Another Lesson From the Age of Transparency: All right now, repeat after me: It’s not the crime, it’s the cover-up.
From the Clinton administration’s obfuscations about the Monica Lewinsky sex scandal to the Roman Catholic church’s attempts to keep pedophilia under wraps (the latter being especially pertinent now), why is it that large, sophisticated institutions seem incapable of figuring out that when aberrant behavior occurs, it’s always better to come clean than to cover up.
Now it looks as though the Republican Party is about to learn that lesson the hard way.
At first, the instant messaging
correspondence between Rep. Mark Foley and one of his young male pages (including a request for a photo of the boy) seemed creepy rather than explicitly criminal. But as more messages emerged and Foley—the chairman of the House Caucus on Missing and Exploited Children, naturally—
announced his resignation, it became apparent that something more sinister was going on.

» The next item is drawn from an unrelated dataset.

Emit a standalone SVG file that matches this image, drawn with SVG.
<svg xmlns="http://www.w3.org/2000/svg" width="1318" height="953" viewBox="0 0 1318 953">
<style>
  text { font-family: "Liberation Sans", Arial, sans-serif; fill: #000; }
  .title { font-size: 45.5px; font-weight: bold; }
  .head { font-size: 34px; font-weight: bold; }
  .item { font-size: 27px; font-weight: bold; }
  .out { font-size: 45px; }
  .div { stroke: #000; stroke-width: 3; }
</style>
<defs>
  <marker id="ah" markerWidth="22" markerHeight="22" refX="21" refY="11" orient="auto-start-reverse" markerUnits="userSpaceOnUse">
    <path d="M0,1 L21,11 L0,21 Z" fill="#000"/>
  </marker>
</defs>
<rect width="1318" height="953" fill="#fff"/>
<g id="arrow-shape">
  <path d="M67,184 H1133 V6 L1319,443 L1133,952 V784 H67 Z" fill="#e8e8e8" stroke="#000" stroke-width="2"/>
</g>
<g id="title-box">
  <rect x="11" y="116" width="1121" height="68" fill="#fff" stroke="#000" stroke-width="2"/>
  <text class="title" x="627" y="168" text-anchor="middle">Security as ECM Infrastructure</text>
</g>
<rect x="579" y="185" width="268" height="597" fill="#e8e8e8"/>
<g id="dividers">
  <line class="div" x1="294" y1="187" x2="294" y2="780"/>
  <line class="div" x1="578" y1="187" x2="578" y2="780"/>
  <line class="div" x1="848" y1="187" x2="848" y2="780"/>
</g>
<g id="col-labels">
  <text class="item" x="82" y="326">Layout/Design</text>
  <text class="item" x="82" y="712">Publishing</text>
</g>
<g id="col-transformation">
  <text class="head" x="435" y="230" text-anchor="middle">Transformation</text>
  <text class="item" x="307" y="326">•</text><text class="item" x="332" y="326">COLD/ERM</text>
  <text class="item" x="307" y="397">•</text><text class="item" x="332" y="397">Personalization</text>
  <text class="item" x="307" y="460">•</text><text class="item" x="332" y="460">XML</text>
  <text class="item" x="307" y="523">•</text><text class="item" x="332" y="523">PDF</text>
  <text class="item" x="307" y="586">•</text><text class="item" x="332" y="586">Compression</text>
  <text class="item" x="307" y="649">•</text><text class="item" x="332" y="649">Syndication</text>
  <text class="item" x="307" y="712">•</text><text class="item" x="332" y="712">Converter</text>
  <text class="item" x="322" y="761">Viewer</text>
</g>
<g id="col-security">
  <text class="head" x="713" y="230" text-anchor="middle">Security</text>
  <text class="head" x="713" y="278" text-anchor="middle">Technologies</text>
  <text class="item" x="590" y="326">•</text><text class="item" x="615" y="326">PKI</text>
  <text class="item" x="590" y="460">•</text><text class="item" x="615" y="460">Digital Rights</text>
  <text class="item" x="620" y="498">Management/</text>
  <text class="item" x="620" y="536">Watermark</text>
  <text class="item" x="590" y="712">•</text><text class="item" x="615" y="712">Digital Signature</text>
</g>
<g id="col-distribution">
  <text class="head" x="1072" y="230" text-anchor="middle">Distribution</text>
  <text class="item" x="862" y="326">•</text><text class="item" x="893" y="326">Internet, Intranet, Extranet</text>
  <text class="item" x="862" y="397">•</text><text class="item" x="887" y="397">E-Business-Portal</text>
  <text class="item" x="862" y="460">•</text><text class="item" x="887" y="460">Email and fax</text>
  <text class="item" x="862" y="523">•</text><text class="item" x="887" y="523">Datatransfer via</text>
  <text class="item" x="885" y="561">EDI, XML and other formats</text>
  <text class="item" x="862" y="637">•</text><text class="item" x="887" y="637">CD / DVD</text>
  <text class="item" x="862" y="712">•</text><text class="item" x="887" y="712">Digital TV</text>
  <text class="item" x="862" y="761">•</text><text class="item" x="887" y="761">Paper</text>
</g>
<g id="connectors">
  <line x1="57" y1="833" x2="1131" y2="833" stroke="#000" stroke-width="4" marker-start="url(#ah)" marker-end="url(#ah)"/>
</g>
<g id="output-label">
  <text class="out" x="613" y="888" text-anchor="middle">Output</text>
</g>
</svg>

Still, Foley would not have been the first Congressmen to resign over sexual indiscretions. That in itself might have been a fairly short-lived story. But it now seems clear that the Republican leadership knew of Foley’s predilections, allowed him to continue in his position—finding the least appropriate person for any given position is becoming a tradition in this administration—and in general followed the Catholic church playbook for handling this kind of crisis: help the offender, protect the institution, and the victims be damned.
According to
this Washington Post article: “House Speaker J. Dennis Hastert (R-Ill.) was notified early this year of inappropriate e-mails from former representative Mark Foley (R-Fla.) to a 16-year-old page, a top GOP House member said yesterday—contradicting the speaker's assertions that he learned of concerns about Foley only last week.”

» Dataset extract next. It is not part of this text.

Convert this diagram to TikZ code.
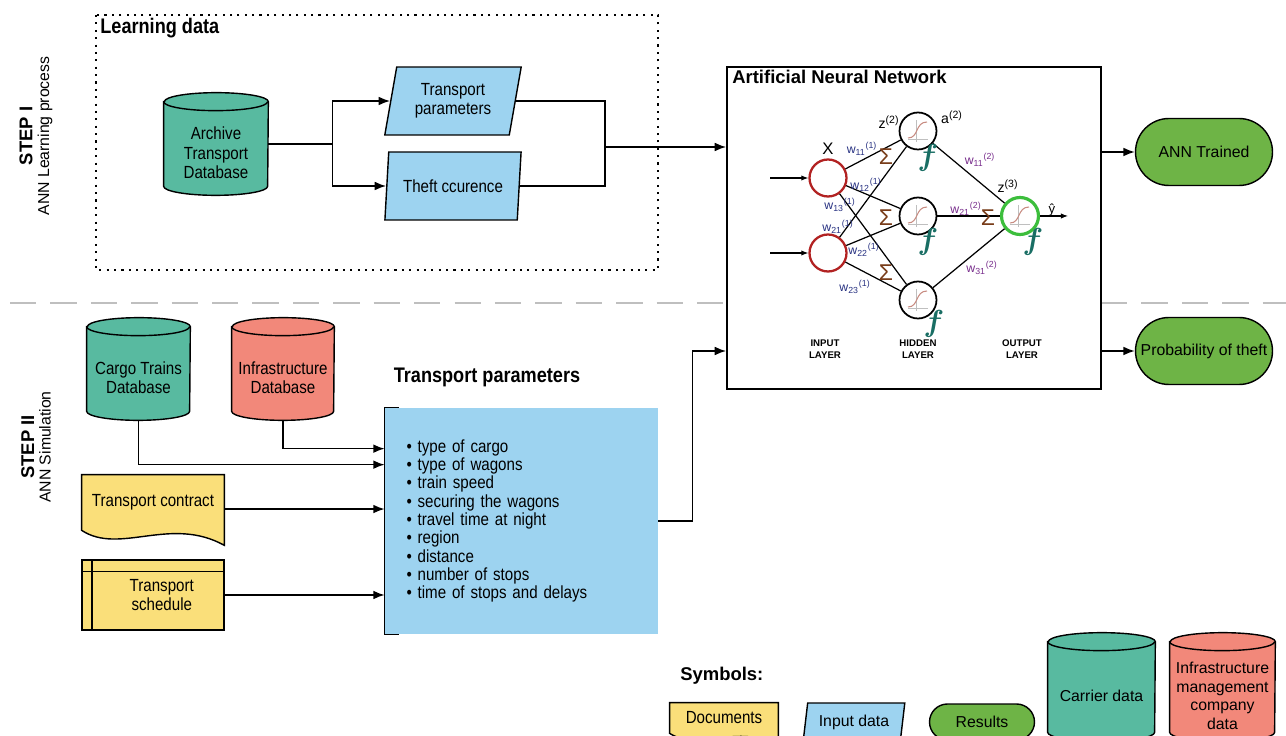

The obvious questions are already being asked: “Rep. Rahm Emanuel (Ill.), chairman of the Democratic Congressional Campaign Committee, questioned yesterday why Alexander had gone to the House Republicans’ chief political operative, rather than to other party leaders. ‘That’s to protect a member, not to protect a child,’ Emanuel said.”
The article goes on to say that “Republicans fear the scandal, coming in the wake of indictments of three GOP congressmen this year, might add to the public’s unrest at the party’s image and conduct, and some House members yesterday joined in the chorus of dismay and scorn.”
One of the reasons there will always be a demand for good public relations people is that leaders—political and business—seem incapable of learning even the most obvious lessons. And perhaps the most obvious of all is that the truth will out—and in an age of transparency it tends to come out in a hurry.
As a result, the Republican Party finds itself grappling with an ugly—and entirely unnecessary—crisis.